Aesthetically, the film is a triumph, depicting the rotten heart of Rome's suburban slums in swathes of crumbling concrete and wide streets of cracked stone: even Accattone and Stella’s momentary romantic idyll in a grassy meadow is ringed by blocks of imposing, run-down flats. The only time we see open country is during Accattone’s surrealist death dream, and even this brief glimpse of pastoral beauty is spoiled by the taciturn gravedigger in the foreground. Cinematographer Tonino Delli Colli utilises long, roving takes as the characters walk and talk, and stark, invasive close-ups of faces in repose (the cast was sourced entirely from the districts in which Pasolini shot, and it shows). Both these visual techniques later found their way into Godard’s ‘A Bout de Souffle’, which in many other key aspects echoes Pasolini’s film, from it’s surly, lone-wolf hero to a shock ending steeped in religious symbolism (though Godard’s film contains little of the searching, politically motivated integrity of Pasolini’s).

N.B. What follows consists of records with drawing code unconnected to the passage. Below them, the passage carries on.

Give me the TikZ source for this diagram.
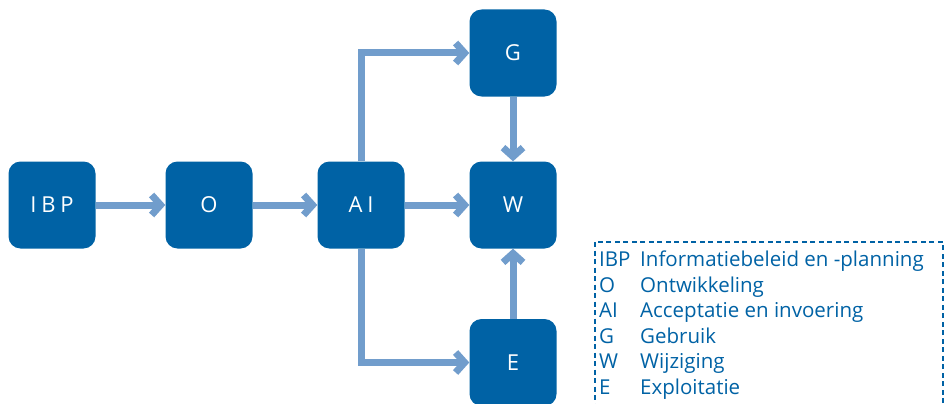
\documentclass[tikz,border=0pt]{standalone}
\usepackage{fontspec}
\setmainfont{Open Sans}
\usetikzlibrary{arrows.meta}
\definecolor{boxblue}{HTML}{0062A5}
\definecolor{arrowblue}{HTML}{719DCC}
\tikzset{
  blk/.style={fill=boxblue, text=white, rounded corners=12pt, minimum width=87pt, minimum height=87pt, inner sep=0pt, font=\fontsize{22}{26}\selectfont},
  flow/.style={draw=arrowblue, line width=7pt, -{Straight Barb[length=9pt,width=20pt]}},
}
\begin{document}
\begin{tikzpicture}[x=1pt,y=-1pt]
\useasboundingbox (0,0) rectangle (945,404);
\node[blk] (IBP) at (52,205) {\addfontfeature{LetterSpace=22}IBP};
\node[blk] (O) at (209,205) {O};
\node[blk] (AI) at (361,205) {\addfontfeature{LetterSpace=22}AI};
\node[blk] (G) at (513,53) {G};
\node[blk] (W) at (513,205) {W};
\node[blk] (E) at (513,362.5) {E};
\draw[flow] (IBP) -- (O);
\draw[flow] (O) -- (AI);
\draw[flow] (AI) -- (W);
\draw[flow] (AI.north) |- (G.west);
\draw[flow] (AI.south) |- (E.west);
\draw[flow] (G) -- (W);
\draw[flow] (E) -- (W);
\draw[boxblue, line width=2.6pt, dash pattern=on 5pt off 3.5pt] (595,242) rectangle (943,412);
\node[anchor=north west, inner sep=0pt, text=boxblue, font=\fontsize{20.5}{25.5}\selectfont] (legend) at (599,248.6) {%
\begin{tabular}{@{}p{41pt}@{}l@{}}
IBP & Informatiebeleid en -planning\\
O & Ontwikkeling\\
AI & Acceptatie en invoering\\
G & Gebruik\\
W & Wijziging\\
E & Exploitatie
\end{tabular}};
\end{tikzpicture}
\end{document}
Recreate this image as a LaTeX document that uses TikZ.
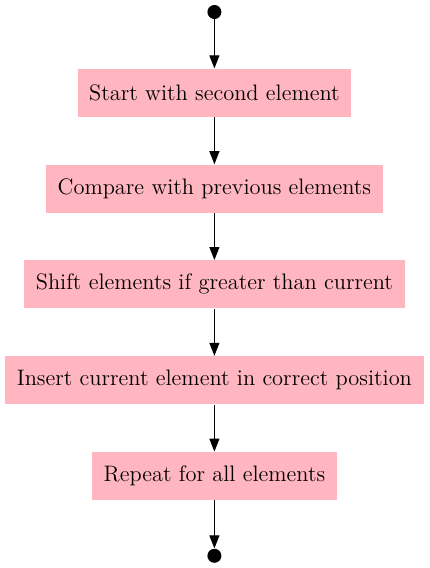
\documentclass[tikz,border=0pt]{standalone}
\usepackage{tikz}
\usetikzlibrary{arrows.meta,positioning}
\definecolor{boxpink}{HTML}{FFB6C1}

\begin{document}
\begin{tikzpicture}[
    stepbox/.style={fill=boxpink,draw=none,minimum height=24pt,inner xsep=5.8pt,font=\fontsize{11.2}{13.4}\selectfont},
    dot/.style={circle,fill=black,inner sep=0pt,minimum size=7pt},
    flow/.style={-{Triangle[length=6.5pt,width=5pt]},line width=0.5pt},
    node distance=23.5pt
]
    \useasboundingbox (0,0) rectangle (214.5pt,-284pt);

    \node[dot] (start) at (107.2pt,-6pt) {};
    \node[stepbox,below=24.5pt of start] (second) {Start with second element};
    \node[stepbox,below=of second] (compare) {Compare with previous elements};
    \node[stepbox,below=of compare] (shift) {Shift elements if greater than current};
    \node[stepbox,below=of shift] (insert) {Insert current element in correct position};
    \node[stepbox,below=of insert] (repeat) {Repeat for all elements};
    \node[dot,below=24pt of repeat] (stop) {};

    \draw[flow] (start) -- (second);
    \draw[flow] (second) -- (compare);
    \draw[flow] (compare) -- (shift);
    \draw[flow] (shift) -- (insert);
    \draw[flow] (insert) -- (repeat);
    \draw[flow] (repeat) -- (stop);
\end{tikzpicture}
\end{document}
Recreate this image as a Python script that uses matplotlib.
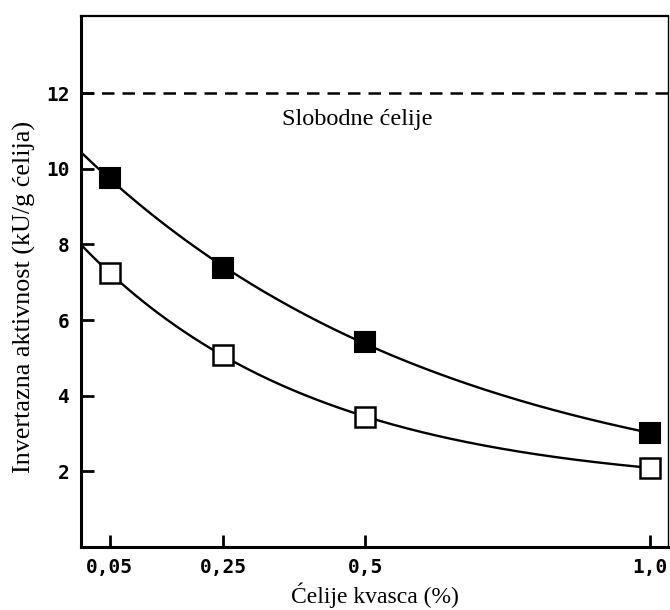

Accattone’s redemption is perhaps inevitable, but even this receives a complex, multilayered treatment. His attempts to work for a living end in ignominy, and lead to a diversion into petty theft. But at least he gives up his attempts to put Stella on the street, and maybe this is triumph enough. Pasolini would dig far deeper into the dark side of human nature, most infamously in his ‘Salo: the 120 Days of Sodom’. But ‘Accattone’ remains a stark, penetrating and affecting study of humanity at its most despicable.